Is e-filing of Form 10F mandatory?
Yes. CBDT Notification No. 3/2022 dated 16 July 2022, issued by the Directorate of Income Tax (Systems) under Rule 131(1)/(2), made e-filing of Form 10F on the Income Tax portal mandatory for all non-residents claiming DTAA benefits. Paper Form 10F is no longer accepted. Initially this required the non-resident to have an Indian PAN, but CBDT later granted relief to non-residents without PAN through Notification No. 03/2023, allowing them to e-file using a temporary tax identification number through to specified deadlines that were progressively extended.
Who needs to file Form 10F?
Any non-resident — individual or entity — receiving income from India that is taxable in India and who wishes to claim a lower DTAA rate must file Form 10F if their TRC does not already contain all the particulars required by Rule 21AB. In practice, almost all non-residents end up filing Form 10F because most foreign TRCs (including the US IRS Form 6166) omit one or more of the prescribed fields. The form is filed once per financial year per non-resident, ahead of the first payment from an Indian payer.

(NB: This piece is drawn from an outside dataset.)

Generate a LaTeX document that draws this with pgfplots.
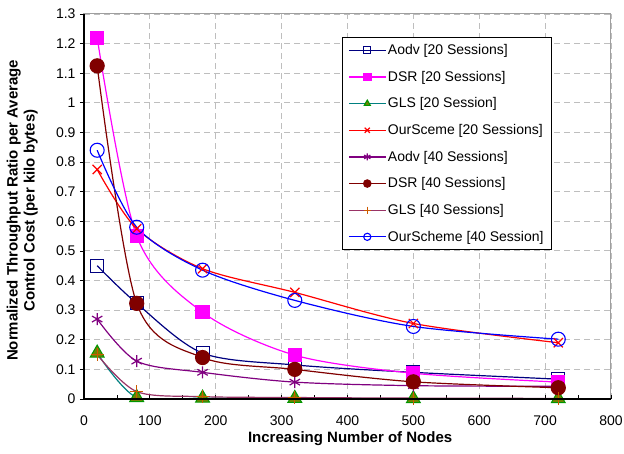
\documentclass[border=0pt]{standalone}
\usepackage{fontspec}
\setmainfont{Liberation Sans}
\usepackage{pgfplots}
\pgfplotsset{compat=1.18}
\definecolor{aodvA}{RGB}{0,0,128}
\definecolor{dsrA}{RGB}{255,0,255}
\definecolor{glsA}{RGB}{0,128,128}
\definecolor{glsAfill}{RGB}{110,130,0}
\definecolor{glsAedge}{RGB}{0,150,0}
\definecolor{oursA}{RGB}{255,0,0}
\definecolor{aodvB}{RGB}{128,0,128}
\definecolor{dsrB}{RGB}{128,0,0}
\definecolor{glsB}{RGB}{153,51,102}
\definecolor{glsBmark}{RGB}{204,90,0}
\definecolor{oursB}{RGB}{0,0,255}
\definecolor{gridgray}{RGB}{190,190,190}

\begin{document}
\begin{tikzpicture}
\useasboundingbox (-84pt,-54pt) rectangle (540pt,399pt);
\begin{axis}[
    scale only axis, width=527pt, height=385pt,
    xmin=0, xmax=800, ymin=0, ymax=1.3,
    xtick={0,100,...,800},
    ytick={0,0.1,0.2,0.3,0.4,0.5,0.6,0.7,0.8,0.9,1,1.1,1.2,1.3},
    minor x tick num=1,
    tick pos=left, tick align=inside,
    major tick length=4pt, minor tick length=4pt,
    ytick style={xshift=-4pt},
    tick style={black, line width=0.8pt},
    yticklabel style={/pgf/number format/fixed, /pgf/number format/precision=1, xshift=-5pt},
    /pgf/number format/assume math mode=true,
    ticklabel style={font=\fontsize{14}{16}\selectfont},
    xticklabel style={yshift=-13pt},
    grid=major,
    major grid style={gridgray, dash pattern=on 6pt off 4pt, line width=0.9pt},
    axis line style={gray!75, line width=1pt},
    xlabel={Increasing Number of Nodes},
    ylabel={Normalized Throughput Ratio per Average\\Control Cost (per kilo bytes)},
    xlabel style={font=\bfseries\fontsize{15}{17}\selectfont, at={(axis description cs:0.505,-0.103)}, anchor=center},
    ylabel style={font=\bfseries\fontsize{15}{17}\selectfont, align=center, at={(axis description cs:-0.117,0.49)}, anchor=center},
    every axis plot/.append style={smooth, line width=1.2pt},
    legend cell align=left,
    legend style={at={(0.888,0.940)}, anchor=north east, draw=black, line width=0.8pt,
        font=\fontsize{14}{16}\selectfont, row sep=11pt, inner xsep=6pt, inner ysep=5pt},
    legend image code/.code={\draw[line width=1.3pt, mark repeat=2, mark phase=2, mark size=3.6pt]
        plot coordinates {(0pt,0pt) (18pt,0pt) (36pt,0pt)};},
]
\addplot[aodvA, mark=square, mark size=6.5pt, mark options={line width=1.1pt}]
    coordinates {(20,0.45) (80,0.323) (180,0.155) (320,0.115) (500,0.09) (720,0.067)};
\addlegendentry{Aodv [20 Sessions]}
\addplot[dsrA, mark=square*, mark size=6.5pt]
    coordinates {(20,1.22) (80,0.55) (180,0.293) (320,0.148) (500,0.087) (720,0.057)};
\addlegendentry{DSR [20 Sessions]}
\addplot[glsA, mark=triangle*, mark size=8pt, mark options={fill=glsAfill, draw=glsAedge, line width=1pt}]
    coordinates {(20,0.155) (80,0.005) (180,0.003) (320,0.002) (500,0.001) (720,0.001)};
\addlegendentry{GLS [20 Session]}
\addplot[oursA, mark=x, mark size=6.5pt]
    coordinates {(20,0.775) (80,0.575) (180,0.44) (320,0.36) (500,0.255) (720,0.19)};
\addlegendentry{OurSceme [20 Sessions]}
\addplot[aodvB, mark=asterisk, mark size=6pt]
    coordinates {(20,0.27) (80,0.128) (180,0.09) (320,0.057) (500,0.045) (720,0.043)};
\addlegendentry{Aodv [40 Sessions]}
\addplot[dsrB, mark=*, mark size=7pt]
    coordinates {(20,1.125) (80,0.323) (180,0.14) (320,0.10) (500,0.058) (720,0.038)};
\addlegendentry{DSR [40 Sessions]}
\addplot[glsB, mark=+, mark size=6.5pt, mark options={draw=glsBmark}]
    coordinates {(20,0.15) (80,0.025) (180,0.008) (320,0.005) (500,0.003) (720,0.002)};
\addlegendentry{GLS [40 Sessions]}
\addplot[oursB, mark=o, mark size=7pt, mark options={line width=1.1pt}]
    coordinates {(20,0.84) (80,0.58) (180,0.435) (320,0.333) (500,0.245) (720,0.202)};
\addlegendentry{OurScheme [40 Session]}
\end{axis}
\draw[black, line width=1.2pt] (current axis.north west) -- (current axis.south west) -- (current axis.south east);
\end{tikzpicture}
\end{document}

What information goes into Form 10F?
Form 10F captures: (i) status of the assessee — individual, company, firm, etc.; (ii) nationality (for individuals) or country of incorporation (for entities); (iii) PAN (or temporary identification number where applicable); (iv) tax identification number in the country of residence; (v) period for which the residential status is claimed; and (vi) address in the country of residence. The non-resident certifies the truthfulness of the information and the form is digitally signed and submitted on the e-filing portal under the non-resident's login.

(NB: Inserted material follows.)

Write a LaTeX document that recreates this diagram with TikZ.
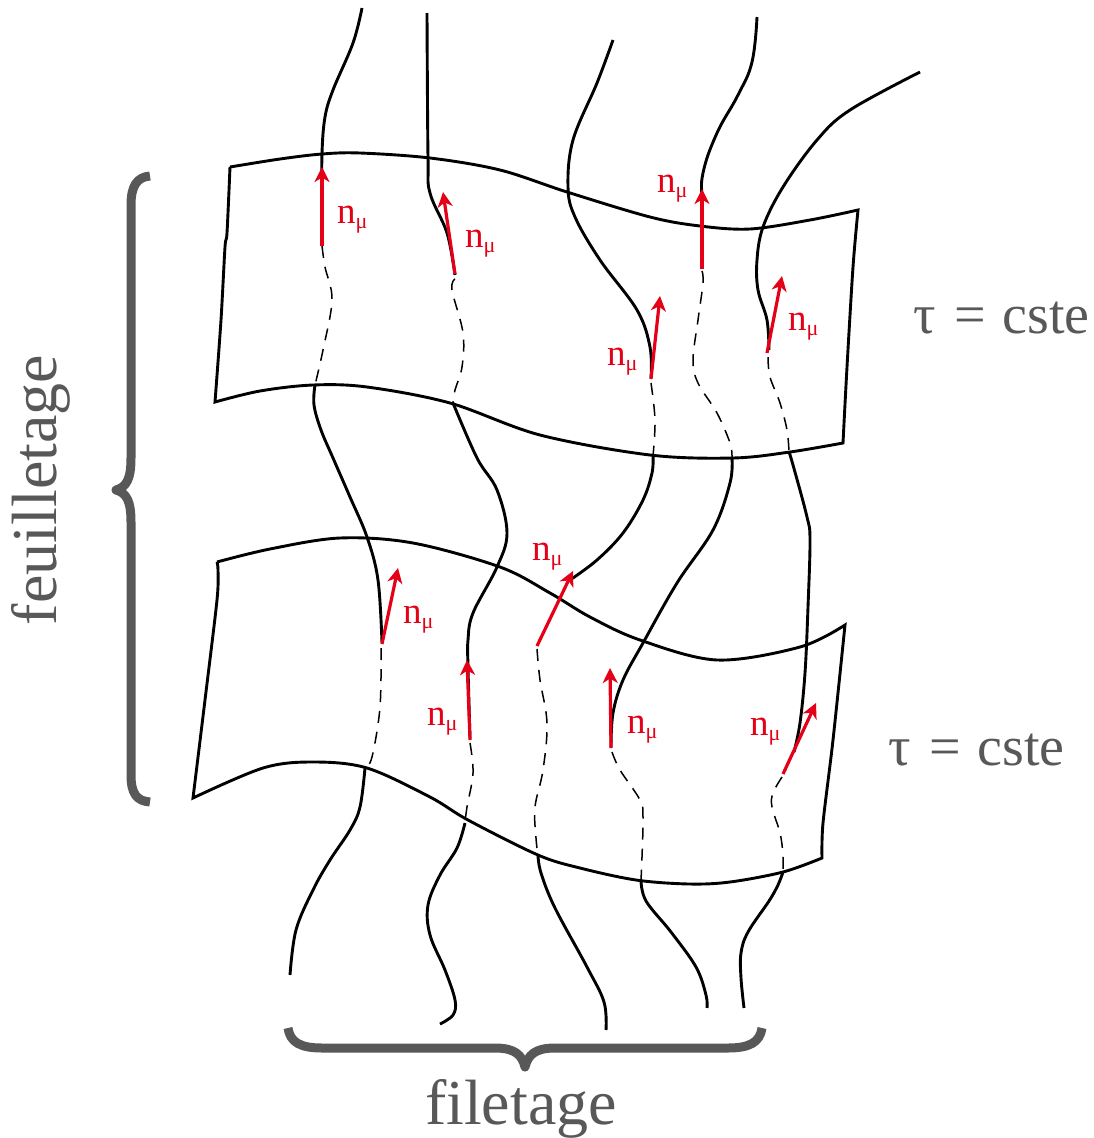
\documentclass[tikz,border=0pt]{standalone}
\usepackage{fontspec}
\setmainfont{Liberation Serif}
\usetikzlibrary{arrows.meta}
\definecolor{nred}{RGB}{228,0,22}
\definecolor{bgray}{RGB}{88,88,88}
\newcommand\nmulab{n\raisebox{-5pt}{\fontsize{22}{22}\selectfont μ}}
\begin{document}
\begin{tikzpicture}[x=1pt,y=-1pt,
  thread/.style={line width=2.9pt,line join=round},
  hidden/.style={line width=1.5pt,dash pattern=on 12pt off 9pt},
  sheet/.style={line width=2.9pt,line join=miter},
  normal/.style={nred,line width=3.2pt,-{Stealth[length=15pt,width=15pt,inset=4.5pt]}},
  nlab/.style={text=nred,font=\fontsize{37}{37}\selectfont,inner sep=0pt,anchor=base west},
  tlab/.style={text=bgray,font=\fontsize{56}{56}\selectfont,inner sep=0pt,anchor=base west},
  blab/.style={text=bgray,font=\fontsize{64}{64}\selectfont,inner sep=0pt,anchor=base},
  brace/.style={bgray,line width=9pt,line join=round}]
\useasboundingbox (0,0) rectangle (1094,1138);

% ---------- sheet 1 ----------
\draw[sheet] plot[smooth,tension=0.55] coordinates {(230,167) (280,159) (322,154) (360,153) (430,158) (500,170) (567,192) (650,217) (700,226) (750,229) (810,220) (858,210)}
  -- plot[smooth,tension=0.5] coordinates {(858,210) (853,267) (847,367) (843,443)}
  -- plot[smooth,tension=0.55] coordinates {(843,443) (790,452) (733,458) (650,455) (540,435) (450,403) (367,387) (313,385) (260,391) (215,402)}
  -- plot[smooth,tension=0.5] coordinates {(215,402) (221,320) (225,247) (227,233) (230,167)};

% ---------- sheet 2 ----------
\draw[sheet] plot[smooth,tension=0.55] coordinates {(217,562) (270,549) (340,538) (413,543) (500,567) (550,593) (590,617) (640,640) (717,660) (800,647) (845,625)}
  -- plot[smooth,tension=0.5] coordinates {(845,625) (833,740) (823,823) (822,858)}
  -- plot[smooth,tension=0.55] coordinates {(822,858) (783,872) (730,882) (689,884) (636,880) (580,868) (538,855) (468,820) (430,797) (367,768) (313,762) (263,768) (193,798)}
  -- plot[smooth,tension=0.5] coordinates {(193,798) (205,700) (217,600) (218,570) (217,562)};

% ---------- thread A ----------
\draw[thread] plot[smooth,tension=0.6] coordinates {(362,8) (353,43) (333,90) (325,117) (322,153) (322,200) (322,240)};
\draw[hidden] plot[smooth,tension=0.6] coordinates {(322,246) (325,267) (332,300) (323,350) (315,385)};
\draw[thread] plot[smooth,tension=0.6] coordinates {(315,385) (314,405) (321,430) (333,458) (350,497) (367,537) (378,580) (382,643)};
\draw[hidden] plot[smooth,tension=0.6] coordinates {(381,648) (380,707) (372,757) (365,768)};
\draw[thread] plot[smooth,tension=0.6] coordinates {(365,768) (360,807) (350,830) (330,860) (313,890) (296,930) (290,975)};

% ---------- thread B ----------
\draw[thread] plot[smooth,tension=0.6] coordinates {(427,13) (428,157) (430,193) (447,233) (455,275)};
\draw[hidden] plot[smooth,tension=0.6] coordinates {(455,279) (452,290) (463,333) (462,367) (455,390) (453,403)};
\draw[thread] plot[smooth,tension=0.6] coordinates {(453,403) (477,458) (497,490) (507,533) (497,567) (473,613) (468,640) (468,667) (470,738)};
\draw[hidden] plot[smooth,tension=0.6] coordinates {(470,743) (473,773) (467,807) (465,823)};
\draw[thread] plot[smooth,tension=0.6] coordinates {(465,823) (457,848) (440,875) (428,905) (430,935) (445,970) (455,1000) (453,1015) (440,1024)};

% ---------- thread C ----------
\draw[thread] plot[smooth,tension=0.6] coordinates {(613,40) (597,83) (573,140) (568,187) (575,217) (600,260) (637,310) (650,347) (651,378)};
\draw[hidden] plot[smooth,tension=0.6] coordinates {(651,383) (655,420) (653,456)};
\draw[thread] plot[smooth,tension=0.6] coordinates {(653,456) (652,473) (643,500) (623,533) (597,560) (570,580)};
\draw[hidden] plot[smooth,tension=0.6] coordinates {(537,649) (540,680) (547,723) (543,770) (535,807) (536,838) (538,855)};
\draw[thread] plot[smooth,tension=0.6] coordinates {(538,855) (541,873) (555,908) (587,967) (604,1002) (606,1030)};

% ---------- thread D ----------
\draw[thread] plot[smooth,tension=0.7] coordinates {(757,17) (752,62) (738,95) (717,133) (703,173) (702,205) (702,266)};
\draw[hidden] plot[smooth,tension=0.6] coordinates {(702,271) (703,283) (698,320) (693,360) (698,383) (717,413) (730,443) (732,458)};
\draw[thread] plot[smooth,tension=0.6] coordinates {(732,458) (730,483) (713,530) (677,583) (643,643) (623,680) (613,713) (611,747)};
\draw[hidden] plot[smooth,tension=0.6] coordinates {(612,752) (620,770) (640,800) (643,817) (642,857) (641,880)};
\draw[thread] plot[smooth,tension=0.6] coordinates {(641,880) (646,901) (671,932) (696,967) (706,995) (707,1008)};

% ---------- thread E ----------
\draw[thread] plot[smooth,tension=0.6] coordinates {(920,72) (850,110) (817,140) (783,187) (763,227) (757,260) (758,290) (767,320) (769,350)};
\draw[hidden] plot[smooth,tension=0.6] coordinates {(768,357) (770,377) (780,403) (787,430) (789,452)};
\draw[thread] plot[smooth,tension=0.6] coordinates {(789,452) (793,465) (807,517) (810,540) (808,607) (805,673) (800,723) (794,752)};
\draw[hidden] plot[smooth,tension=0.6] coordinates {(782,777) (773,793) (772,807) (780,833) (783,855) (783,872)};
\draw[thread] plot[smooth,tension=0.6] coordinates {(783,872) (778,885) (769,901) (748,932) (741,953) (741,978) (744,1008)};

% ---------- normals ----------
\coordinate (a1) at (322,246); \coordinate (b1) at (322,167);
\coordinate (a2) at (455,274); \coordinate (b2) at (443,192);
\coordinate (a3) at (651,379); \coordinate (b3) at (660,296);
\coordinate (a4) at (702,269); \coordinate (b4) at (702,189);
\coordinate (a5) at (767,353); \coordinate (b5) at (782,276);
\coordinate (a6) at (382,644); \coordinate (b6) at (398,568);
\coordinate (a7) at (470,740); \coordinate (b7) at (467,660);
\coordinate (a8) at (537,646); \coordinate (b8) at (573,571);
\coordinate (a9) at (611,748); \coordinate (b9) at (610,668);
\coordinate (a10) at (783,774); \coordinate (b10) at (816,703);
\foreach \i in {1,...,10} {\draw[normal] (a\i) -- (b\i);}

\node[nlab] (l1) at (337,223) {\nmulab};
\node[nlab] (l2) at (465,247) {\nmulab};
\node[nlab] (l3) at (607,365) {\nmulab};
\node[nlab] (l4) at (657,192) {\nmulab};
\node[nlab] (l5) at (788,330) {\nmulab};
\node[nlab] (l6) at (403,623) {\nmulab};
\node[nlab] (l7) at (427,725) {\nmulab};
\node[nlab] (l8) at (532,560) {\nmulab};
\node[nlab] (l9) at (627,733) {\nmulab};
\node[nlab] (l10) at (750,735) {\nmulab};

% ---------- labels ----------
\node[tlab] (tau1) at (913,333) {τ\hspace{0.33em}=\hspace{0.3em}cste};
\node[tlab] (tau2) at (888,765) {τ\hspace{0.33em}=\hspace{0.3em}cste};

\draw[brace] (150,176) .. controls (137,177) and (131,186) .. (131,205) -- (131,458)
  .. controls (131,478) and (127,487) .. (116,490)
  .. controls (127,493) and (131,502) .. (131,522) -- (131,775)
  .. controls (131,794) and (137,801) .. (150,802);
\node[blab,rotate=90] (feuil) at (56,490) {feuilletage};

\draw[brace] (288,1028) .. controls (290,1042) and (300,1048) .. (322,1048) -- (495,1048)
  .. controls (515,1048) and (522,1055) .. (525,1067)
  .. controls (528,1055) and (535,1048) .. (555,1048) -- (728,1048)
  .. controls (750,1048) and (760,1042) .. (762,1028);
\node[blab] (file) at (521,1124) {filetage};
\end{tikzpicture}
\end{document}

What happens if Form 10F is not filed?
Without Form 10F (where the TRC is incomplete), the Indian deductor cannot validly apply the DTAA rate. TDS must then be deducted at the higher of the rate prescribed in the Income Tax Act or the DTAA rate that cannot be claimed — typically 20% under Section 195. If the non-resident also lacks a PAN and Rule 37BC documentation, Section 206AA pushes the rate further to 20% or higher. The non-resident loses the treaty benefit and the Indian payer risks short-deduction notices and potential disallowance under Section 40(a)(i).